The upper court held that the vehicle was “uncustomed goods”.

Although the Supreme Court had ruled otherwise in Guyah’s favour, the former customs director still appealed in a challenge of the judge’s refusal to also declare that the seizure of the motor car was unreasonable and an abuse of Customs’ authority.

He also complained that since the judge ruled in his favour in declaring that the seizure was wrong in law, the judge was wrong to deny him recovery of costs from the commissioner of Customs and the attorney general, both of whom were respondents in the case.

The respondents filed a counter-notice of appeal, asking the court to overturn the Supreme Court ruling.

Two weeks ago, the court dismissed Guyah’s appeal, allowed the respondents’ counter-notice of appeal, and set aside the orders made in the Supreme Court.

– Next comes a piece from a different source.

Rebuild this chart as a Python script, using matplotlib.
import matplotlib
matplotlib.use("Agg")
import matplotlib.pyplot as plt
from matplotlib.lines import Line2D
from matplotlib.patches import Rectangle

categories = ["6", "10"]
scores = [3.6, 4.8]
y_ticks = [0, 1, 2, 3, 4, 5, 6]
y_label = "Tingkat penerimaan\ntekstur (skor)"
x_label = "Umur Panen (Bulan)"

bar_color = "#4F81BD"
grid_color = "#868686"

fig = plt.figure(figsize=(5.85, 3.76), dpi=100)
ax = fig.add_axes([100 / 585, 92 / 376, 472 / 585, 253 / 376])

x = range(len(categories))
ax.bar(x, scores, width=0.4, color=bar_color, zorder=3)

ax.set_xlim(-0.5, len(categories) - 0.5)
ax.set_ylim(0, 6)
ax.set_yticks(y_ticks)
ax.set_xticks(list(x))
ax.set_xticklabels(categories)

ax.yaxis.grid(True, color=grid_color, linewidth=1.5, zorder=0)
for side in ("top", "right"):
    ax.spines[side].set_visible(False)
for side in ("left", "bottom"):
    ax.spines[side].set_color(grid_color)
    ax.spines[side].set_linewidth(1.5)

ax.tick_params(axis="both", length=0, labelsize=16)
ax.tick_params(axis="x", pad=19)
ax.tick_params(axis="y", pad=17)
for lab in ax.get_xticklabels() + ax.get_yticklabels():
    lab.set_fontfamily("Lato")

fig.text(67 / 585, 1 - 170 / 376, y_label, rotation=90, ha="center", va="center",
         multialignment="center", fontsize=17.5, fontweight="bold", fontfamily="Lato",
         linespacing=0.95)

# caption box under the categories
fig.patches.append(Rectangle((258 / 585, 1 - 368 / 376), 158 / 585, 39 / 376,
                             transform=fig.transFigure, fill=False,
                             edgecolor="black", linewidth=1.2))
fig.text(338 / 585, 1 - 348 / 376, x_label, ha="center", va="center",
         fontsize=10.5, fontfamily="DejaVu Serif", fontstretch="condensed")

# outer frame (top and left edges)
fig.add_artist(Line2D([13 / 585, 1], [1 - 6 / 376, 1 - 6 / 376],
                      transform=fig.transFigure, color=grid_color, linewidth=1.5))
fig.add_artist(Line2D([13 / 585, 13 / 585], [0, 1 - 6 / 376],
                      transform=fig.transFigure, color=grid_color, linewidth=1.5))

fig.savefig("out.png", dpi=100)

The appeal court then declared that the motor car constituted uncustomed goods at February 12, 2012, and was subject to seizure by customs officials.

Guyah was ordered to pay two-thirds of the legal costs of the commissioner of Customs and the attorney general on the appeal, and two-thirds of the costs on the counter-notice of appeal as the respondents were not successful on one of the grounds filed. No order for costs was made for the proceedings in the Supreme Court.